The Glorious Uncertainty of Golf

Perhaps this is one of the reasons we love the heat of tournament golf so much – waiting for an accident to happen or waiting to applaud and acknowledge a convincing winner.

Today, on day four of the US Women’s Open in Birmingham in Alabama, we had both during various stages of the final round.

22 year old Thai star and former world number one Ariya Jutanugarn threatened to self-implode over the final nine holes of the female game’s greatest championship allowing a seven shot 63 hole lead disappear before eventually winning a playoff over Korean golfer Hyo Joo Kim.

As we have seen over many years and in indeed even in more recent years there are some very good examples of no lead being safe in the final stages of a major championship.

Greg Norman’s demise over the closing round of the 1996 Masters is one that sticks in the mind of most Australians who felt that one of their own was finally going to secure the Green Jacket.

Norman of course had a six-shot lead over Nick Faldo heading into the final round that year but would eventually lose and given that he had not recorded a finish outside the top twenty in his previous ten majors, six of those finishes inside the top 6 his demise was almost unfathomable.

The eventual margin between Norman and Faldo was five shots so an unbelievable 11 shots turnaround between two of the game’s occurred that day.
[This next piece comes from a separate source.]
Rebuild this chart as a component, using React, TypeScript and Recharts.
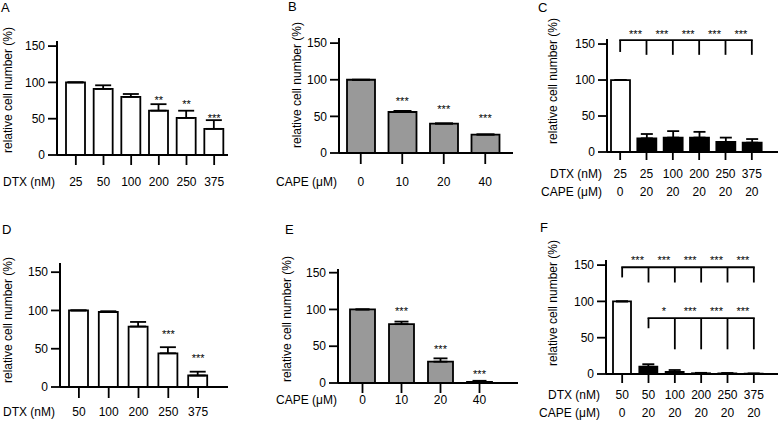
import {
	Bar,
	BarChart,
	Cell,
	ErrorBar,
	Label,
	ReferenceDot,
	ReferenceLine,
	XAxis,
	YAxis,
} from "recharts";

const FONT = '"Liberation Sans", Arial, Helvetica, sans-serif';

// A: DTX alone, first cell line
const dtxA = ["25", "50", "100", "200", "250", "375"];
const valuesA = [100, 91, 80, 61, 51, 36];
const errorsA = [0, 5, 4, 9, 10, 12];
const starsA = ["", "", "", "**", "**", "***"];
const starAtA = [0, 0, 0, 77, 72, 52.5];

// B: CAPE alone, first cell line
const capeB = ["0", "10", "20", "40"];
const valuesB = [100, 56, 40, 25];
const errorsB = [0, 1.5, 0.5, 0.5];
const starsB = ["", "***", "***", "***"];
const starAtB = [0, 72, 61, 49];

// C: DTX + CAPE 20, first cell line
const dtxC = ["25", "25", "100", "200", "250", "375"];
const capeC = ["0", "20", "20", "20", "20", "20"];
const valuesC = [100, 19, 20, 20, 14, 13];
const errorsC = [0, 6, 9, 8, 6, 5];
const bracketStarsC = ["***", "***", "***", "***", "***"];

// D: DTX alone, second cell line
const dtxD = ["50", "100", "200", "250", "375"];
const valuesD = [100, 98, 79, 44, 15];
const errorsD = [0, 1, 6, 8, 5];
const starsD = ["", "", "", "***", "***"];
const starAtD = [0, 0, 0, 71, 39.5];

// E: CAPE alone, second cell line
const capeE = ["0", "10", "20", "40"];
const valuesE = [100, 80, 29, 1.5];
const errorsE = [0, 3.5, 4.5, 1.5];
const starsE = ["", "***", "***", "***"];
const starAtE = [0, 99.6, 48, 13.6];

// F: DTX + CAPE 20, second cell line
const dtxF = ["50", "50", "100", "200", "250", "375"];
const capeF = ["0", "20", "20", "20", "20", "20"];
const valuesF = [100, 10, 3, 1, 0.8, 0.4];
const errorsF = [0, 3.5, 2.5, 0.6, 0.5, 0.3];
const bracketStarsF1 = ["***", "***", "***", "***", "***"];
const bracketStarsF2 = ["*", "***", "***", "***"];

const WHITE = "#ffffff";
const GREY = "#999999";
const BLACK = "#000000";

type Row = { name: string; labels: string[]; dy: number };
type Bracket = {
	from: number;
	to: number;
	level: number;
	firstDrop: number;
	drop: number;
	stars: string[];
	starLevel: number;
};

type PanelProps = {
	letter: string;
	letterX: number;
	letterY: number;
	left: number;
	top: number;
	width: number;
	height: number;
	axisX: number;
	plotTop: number;
	axisY: number;
	plotRight: number;
	yMax: number;
	padLeft: number;
	padRight: number;
	barSize: number;
	tickSize: number;
	capHalf: number;
	values: number[];
	errors: number[];
	fills: string[];
	stars?: string[];
	starAt?: number[];
	brackets?: Bracket[];
	rows: Row[];
	rowLabelEnd: number;
	yLabelX: number;
	yLabelY: number;
};

function makeTick(rows: Row[], tickSize: number, labelEnd: number) {
	return (props: any) => {
		const { x, y, index } = props;
		const axisY = y - tickSize - 2;
		return (
			<g>
				{rows.map((r) => (
					<text
						key={r.name}
						x={x}
						y={axisY + r.dy}
						textAnchor="middle"
						fontSize={12}
						fontFamily={FONT}
						fill="#000"
					>
						{r.labels[index]}
					</text>
				))}
				{index === 0 &&
					rows.map((r) => (
						<text
							key={`n-${r.name}`}
							x={labelEnd}
							y={axisY + r.dy}
							textAnchor="end"
							fontSize={12}
							fontFamily={FONT}
							fill="#000"
						>
							{r.name}
						</text>
					))}
			</g>
		);
	};
}

function starShape(text: string, shift = 0) {
	return (p: any) => (
		<text
			x={p.cx + shift}
			y={p.cy + 5}
			textAnchor="middle"
			fontSize={11}
			fontFamily={FONT}
			fill="#000"
		>
			{text}
		</text>
	);
}

function Panel(p: PanelProps) {
	const keys = p.values.map((_, i) => `k${i}`);
	const data = p.values.map((v, i) => ({
		key: keys[i],
		value: v,
		err: [0, p.errors[i]],
	}));
	const line = { stroke: "#000", strokeWidth: 1.8 };

	return (
		<>
			<div
				style={{
					position: "absolute",
					left: p.letterX,
					top: p.letterY,
					fontSize: 13,
					lineHeight: "13px",
					fontFamily: FONT,
					color: "#000",
				}}
			>
				{p.letter}
			</div>
			<div style={{ position: "absolute", left: p.left, top: p.top }}>
				<BarChart
					width={p.width}
					height={p.height}
					data={data}
					barSize={p.barSize}
					margin={{
						top: p.plotTop,
						left: p.axisX - 50,
						right: p.width - p.plotRight,
						bottom: 0,
					}}
				>
					<XAxis
						dataKey="key"
						type="category"
						interval={0}
						padding={{ left: p.padLeft, right: p.padRight }}
						height={p.height - p.axisY}
						tickSize={p.tickSize}
						tickMargin={2}
						axisLine={{ stroke: "#000", strokeWidth: 2 }}
						tickLine={line}
						tick={makeTick(p.rows, p.tickSize, p.rowLabelEnd)}
					/>
					<YAxis
						type="number"
						domain={[0, p.yMax]}
						ticks={[0, 50, 100, 150]}
						allowDataOverflow
						width={50}
						tickSize={9}
						tickMargin={3}
						axisLine={{ stroke: "#000", strokeWidth: 2 }}
						tickLine={line}
						tick={{ fontSize: 12, fill: "#000", fontFamily: FONT }}
					>
						<Label
							content={() => (
								<text
									transform={`translate(${p.yLabelX},${p.yLabelY}) rotate(-90)`}
									textAnchor="middle"
									dominantBaseline="central"
									fontSize={12}
									fontFamily={FONT}
									fill="#000"
								>
									relative cell number (%)
								</text>
							)}
						/>
					</YAxis>
					<Bar
						dataKey="value"
						stroke="#000"
						strokeWidth={1.8}
						isAnimationActive={false}
					>
						{data.map((d, i) => (
							<Cell key={d.key} fill={p.fills[i]} />
						))}
						<ErrorBar
							dataKey="err"
							direction="y"
							width={p.capHalf}
							stroke="#000"
							strokeWidth={1.8}
							isAnimationActive={false}
						/>
					</Bar>
					{(p.stars ?? []).map((s, i) =>
						s ? (
							<ReferenceDot
								key={`s${i}`}
								x={keys[i]}
								y={p.starAt![i]}
								r={1}
								ifOverflow="visible"
								shape={starShape(s)}
							/>
						) : null,
					)}
					{(p.brackets ?? []).flatMap((b, bi) => {
						const out = [
							<ReferenceLine
								key={`h${bi}`}
								segment={[
									{ x: keys[b.from], y: b.level },
									{ x: keys[b.to], y: b.level },
								]}
								stroke="#000"
								strokeWidth={1.8}
								strokeLinecap="square"
								ifOverflow="visible"
							/>,
						];
						for (let j = b.from; j <= b.to; j++) {
							out.push(
								<ReferenceLine
									key={`v${bi}-${j}`}
									segment={[
										{ x: keys[j], y: b.level },
										{ x: keys[j], y: j === b.from ? b.firstDrop : b.drop },
									]}
									stroke="#000"
									strokeWidth={1.8}
									ifOverflow="visible"
								/>,
							);
						}
						b.stars.forEach((s, k) => {
							out.push(
								<ReferenceDot
									key={`bs${bi}-${k}`}
									x={keys[b.from + k + 1]}
									y={b.starLevel}
									r={1}
									ifOverflow="visible"
									shape={starShape(s, -11)}
								/>,
							);
						});
						return out;
					})}
				</BarChart>
			</div>
		</>
	);
}

export default function App() {
	return (
		<div
			style={{
				position: "absolute",
				left: 0,
				top: 0,
				width: 784,
				height: 421,
				background: "#fff",
				overflow: "hidden",
			}}
		>
			<Panel
				letter="A"
				letterX={1}
				letterY={1}
				left={0}
				top={0}
				width={240}
				height={200}
				axisX={57}
				plotTop={41}
				axisY={155}
				plotRight={228}
				yMax={157}
				padLeft={5}
				padRight={0}
				barSize={19}
				tickSize={10}
				capHalf={8}
				values={valuesA}
				errors={errorsA}
				fills={valuesA.map(() => WHITE)}
				stars={starsA}
				starAt={starAtA}
				rows={[{ name: "DTX (nM)", labels: dtxA, dy: 31 }]}
				rowLabelEnd={55}
				yLabelX={8}
				yLabelY={90}
			/>
			<Panel
				letter="B"
				letterX={288}
				letterY={0}
				left={250}
				top={0}
				width={270}
				height={200}
				axisX={89}
				plotTop={38}
				axisY={153}
				plotRight={263}
				yMax={157}
				padLeft={1}
				padRight={7}
				barSize={28}
				tickSize={11}
				capHalf={9}
				values={valuesB}
				errors={errorsB}
				fills={valuesB.map(() => GREY)}
				stars={starsB}
				starAt={starAtB}
				rows={[{ name: "CAPE (μM)", labels: capeB, dy: 33 }]}
				rowLabelEnd={87}
				yLabelX={47}
				yLabelY={85}
			/>
			<Panel
				letter="C"
				letterX={538}
				letterY={1}
				left={500}
				top={0}
				width={284}
				height={210}
				axisX={107}
				plotTop={39}
				axisY={152}
				plotRight={278}
				yMax={157}
				padLeft={0}
				padRight={13}
				barSize={19}
				tickSize={8}
				capHalf={6}
				values={valuesC}
				errors={errorsC}
				fills={valuesC.map((_, i) => (i === 0 ? WHITE : BLACK))}
				brackets={[
					{
						from: 0,
						to: 5,
						level: 155.5,
						firstDrop: 139,
						drop: 135,
						stars: bracketStarsC,
						starLevel: 165,
					},
				]}
				rows={[
					{ name: "DTX (nM)", labels: dtxC, dy: 26 },
					{ name: "CAPE (μM)", labels: capeC, dy: 44 },
				]}
				rowLabelEnd={102}
				yLabelX={53}
				yLabelY={81}
			/>
			<Panel
				letter="D"
				letterX={2}
				letterY={223}
				left={0}
				top={210}
				width={240}
				height={211}
				axisX={60}
				plotTop={53}
				axisY={177}
				plotRight={228}
				yMax={162}
				padLeft={4}
				padRight={15}
				barSize={19}
				tickSize={11}
				capHalf={8}
				values={valuesD}
				errors={errorsD}
				fills={valuesD.map(() => WHITE)}
				stars={starsD}
				starAt={starAtD}
				rows={[{ name: "DTX (nM)", labels: dtxD, dy: 29 }]}
				rowLabelEnd={55}
				yLabelX={8}
				yLabelY={110}
			/>
			<Panel
				letter="E"
				letterX={285}
				letterY={223}
				left={250}
				top={210}
				width={270}
				height={211}
				axisX={88}
				plotTop={59}
				axisY={173}
				plotRight={268}
				yMax={155}
				padLeft={5}
				padRight={19}
				barSize={25}
				tickSize={10}
				capHalf={7}
				values={valuesE}
				errors={errorsE}
				fills={valuesE.map(() => GREY)}
				stars={starsE}
				starAt={starAtE}
				rows={[{ name: "CAPE (μM)", labels: capeE, dy: 21 }]}
				rowLabelEnd={87}
				yLabelX={37}
				yLabelY={109}
			/>
			<Panel
				letter="F"
				letterX={540}
				letterY={221}
				left={500}
				top={210}
				width={284}
				height={211}
				axisX={106}
				plotTop={50}
				axisY={164}
				plotRight={278}
				yMax={157}
				padLeft={3}
				padRight={11}
				barSize={18}
				tickSize={9}
				capHalf={6}
				values={valuesF}
				errors={errorsF}
				fills={valuesF.map((_, i) => (i === 0 ? WHITE : BLACK))}
				brackets={[
					{
						from: 0,
						to: 5,
						level: 147,
						firstDrop: 133,
						drop: 126,
						stars: bracketStarsF1,
						starLevel: 158,
					},
					{
						from: 1,
						to: 5,
						level: 77,
						firstDrop: 63,
						drop: 34,
						stars: bracketStarsF2,
						starLevel: 88,
					},
				]}
				rows={[
					{ name: "DTX (nM)", labels: dtxF, dy: 25 },
					{ name: "CAPE (μM)", labels: capeF, dy: 43 },
				]}
				rowLabelEnd={100}
				yLabelX={53}
				yLabelY={93}
			/>
		</div>
	);
}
Adam Scott led by four with four holes to play at the 2012 Open Championship at Royal Lytham & St Annes but would eventually lose by one to Ernie Els.
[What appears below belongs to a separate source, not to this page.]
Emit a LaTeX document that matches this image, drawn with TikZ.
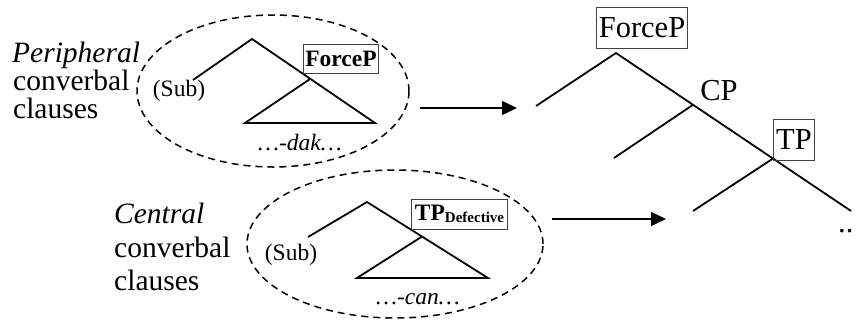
\documentclass[tikz,border=0pt]{standalone}
\usepackage{fontspec}
\setmainfont{Liberation Serif}
\usetikzlibrary{arrows.meta,shapes.geometric}

\newcommand{\bigsz}{\fontsize{29.5}{29.5}\selectfont}
\newcommand{\midsz}{\fontsize{30.5}{30.5}\selectfont}
\newcommand{\smallsz}{\fontsize{23.5}{23.5}\selectfont}

\begin{document}
\begin{tikzpicture}[x=1pt,y=-1pt,
  branch/.style={line width=1.8pt},
  clause/.style={ellipse,draw,dash pattern=on 7pt off 5pt,line width=1.5pt,inner sep=0pt},
  lbl/.style={font=\bigsz,inner sep=0pt,anchor=base west},
  headbox/.style={draw=black!75,line width=1pt,inner sep=2pt},
  goesto/.style={-{Triangle[length=15pt,width=14pt]},line width=1.4pt}]
 \useasboundingbox (0,0) rectangle (861,322);

 % peripheral clause
 \node[lbl] (P1) at (12,62) {\textit{Peripheral}};
 \node[lbl] (P2) at (13,90) {converbal};
 \node[lbl] (P3) at (13,118) {clauses};
 \node[clause,minimum width=272pt,minimum height=152pt] (E1) at (273,91) {};
 \coordinate (p1Top) at (252,39);
 \coordinate (p1Sub) at (193,80);
 \coordinate (p1Mid) at (310,79);
 \coordinate (p1Right) at (375,123);
 \coordinate (p1TriL) at (245,123);
 \draw[branch] (p1Sub) -- (p1Top) -- (p1Right) -- (p1TriL) -- (p1Mid);
 \node[font=\smallsz,inner sep=0pt] (S1) at (179,91) {(Sub)};
 \node[headbox,font=\smallsz\bfseries,minimum height=29pt] (F1) at (341,58.5) {ForceP};
 \node[font=\smallsz\itshape,inner sep=0pt,anchor=base] (D1) at (300,150) {\dots-dak\dots};

 % central clause
 \node[lbl] (C1) at (114,223) {\textit{Central}};
 \node[lbl] (C2) at (114,257) {converbal};
 \node[lbl] (C3) at (114,290) {clauses};
 \node[clause,minimum width=296pt,minimum height=148pt] (E2) at (395,244) {};
 \coordinate (c1Top) at (367,202);
 \coordinate (c1Sub) at (308,237);
 \coordinate (c1Mid) at (422,236.5);
 \coordinate (c1Right) at (488,278);
 \coordinate (c1TriL) at (357,278);
 \draw[branch] (c1Sub) -- (c1Top) -- (c1Right) -- (c1TriL) -- (c1Mid);
 \node[font=\smallsz,inner sep=0pt] (S2) at (291,255) {(Sub)};
 \node[headbox,font=\smallsz\bfseries,minimum height=30pt,inner sep=3pt] (T1) at (459.5,214)
   {TP\raisebox{-2pt}{\fontsize{15}{15}\selectfont Defective}};
 \node[font=\smallsz\itshape,inner sep=0pt,anchor=base] (D2) at (418,304) {\dots-can\dots};

 % arrows
 \coordinate (a1s) at (420,108);
 \coordinate (a1e) at (517,108);
 \coordinate (a2s) at (552,219);
 \coordinate (a2e) at (666,219);
 \draw[goesto] (a1s) -- (a1e);
 \draw[goesto] (a2s) -- (a2e);

 % full clause
 \coordinate (fTop) at (616,53);
 \coordinate (fLeft) at (536,106);
 \coordinate (cpNode) at (693,104.8);
 \coordinate (cpLeft) at (614,158);
 \coordinate (tpNode) at (773,158.5);
 \coordinate (tpLeft) at (693,211);
 \coordinate (fEnd) at (851,211);
 \draw[branch] (fLeft) -- (fTop) -- (fEnd);
 \draw[branch] (cpLeft) -- (cpNode);
 \draw[branch] (tpLeft) -- (tpNode);
 \node[headbox,font=\midsz,minimum height=41pt] (F2) at (642,27.5) {ForceP};
 \node[font=\midsz,inner sep=0pt] (CP) at (719,91) {CP};
 \node[headbox,font=\midsz,minimum height=41pt,inner sep=2.5pt] (TP) at (794,139.5) {TP};
 \node[font=\midsz,inner sep=0pt,anchor=base west] (Dots) at (838,232) {..};
\end{tikzpicture}
\end{document}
Rory McIlroy took a four-shot lead into the final round of the 2011 Masters and was still ahead at the turn but a triple bogey at the 10th and a double bogey at the 12th, which he four-putted, saw him eventually finish with a round of 80, tied for 15th and ten shots from winner Charl Schwartzel, a fourteen shot swing.

They are but a few examples of how a lead at times can be too great. On occasions the larger the lead the greater it is to manage as the mindset required to stay in front is so different from playing with the pressure off and coming from behind.
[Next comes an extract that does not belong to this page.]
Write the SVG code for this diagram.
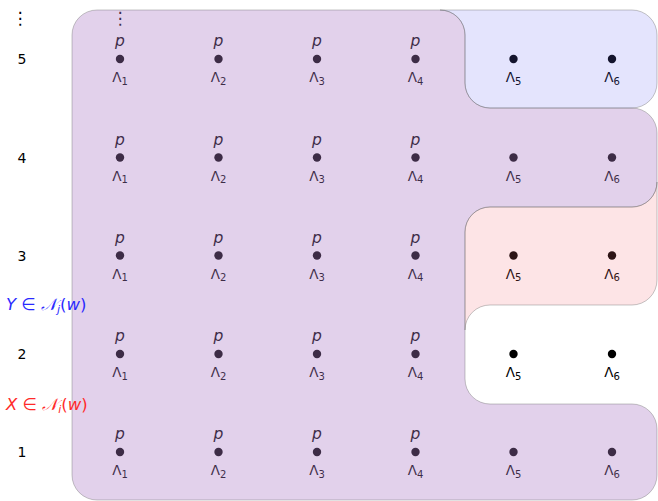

Today Jutanugarn led by four over Australia’s Sarah Jane Smith heading into the final round and with an outward nine of 32 and struggles from Smith, the engraver could have been forgiven for starting to write Jutanugarn’s name on the trophy right then. After all it is a long name and was going to take some time and he would have been tempted to start his work.

Then came the triple bogey at 10, the bogey at 12 and the two closing bogeys and when combined with a rock solid round of 67 by Kim that lead was gone in a flash and the playoff was needed.

To her absolute credit however Jutanugarn hit two beautiful bunker shots on holes 3 and 4 of the playoff and when Kim finally succumbed the title went to the Thai.

Not only was Jutanugarn tough when she needed to be she showed tremendous class and respect for her fellow competitors often clapping the efforts of her playing partner in regulation, Sarah Jane Smith, but producing similar gestures during the playoff against Kim.

Jutanugarn won many hearts today for overcoming a gut wrenching demise that could potentially have scarred her for life, but also for the class she showed as a brilliant, tough and yet respectful competitor.

Golf can give with one hand and very quickly take with the other but today Ariya Jutanugarn was rewarded in every respect and deservedly so.